消炎装置:フレームアレスターの役割
動力装置の吸気系統には、火災を防ぐための大切な装置が備わっています。その装置は、まるで建物の防火扉のように、火炎の逆流を食い止める役割を果たしており、「フレームアレスター」と呼ばれています。
動力装置の内部では、燃料と空気の混合気が燃焼することで力を生み出しています。しかし、様々な要因で異常燃焼が起こることがあります。例えば、点火時期のずれや混合気の濃度の不具合などが原因で、燃焼室内の圧力が異常に高まり、火炎が吸気管へと逆流してしまうのです。吸気管には、燃料と空気が混合した可燃性の蒸気が充満しているため、逆流した火炎がこれに引火すると、爆発を引き起こす危険性があります。このような事態を防ぐのが、フレームアレスターの役割です。

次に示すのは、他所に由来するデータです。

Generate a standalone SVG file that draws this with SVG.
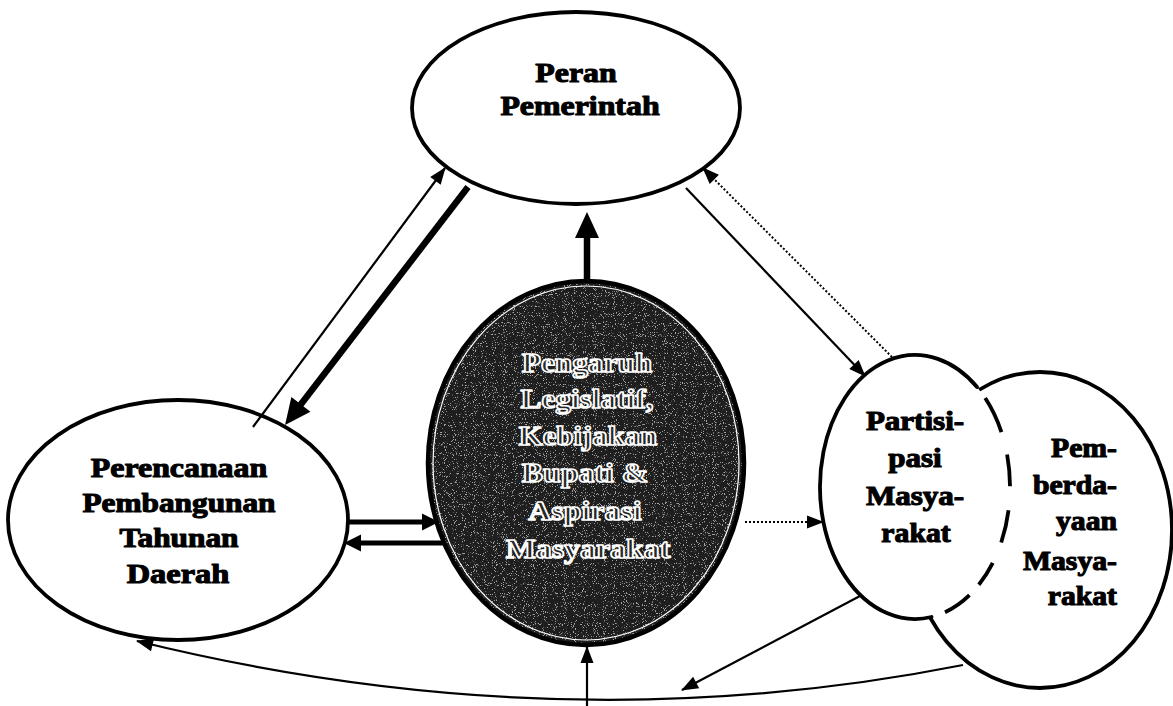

フレームアレスターは、金属製の網や細かい穴の開いた板でできており、吸気経路に設置されています。この網目状の構造が、火炎の熱を奪い、火炎の伝播を阻止するのです。火炎は網目に衝突すると、熱が金属に分散され、温度が低下します。その結果、火炎は燃焼に必要な温度を維持できなくなり、消火されるのです。まるで、小さな火を金属の板に押し付けて消すような仕組みです。
このように、フレームアレスターは、動力装置の安全を守る上で重要な役割を担っています。異常燃焼による火炎の逆流を防ぎ、爆発や火災といった重大な事故を未然に防ぐ、いわば動力装置の防火壁と言えるでしょう。この装置のおかげで、私たちは安心して動力装置を使うことができるのです。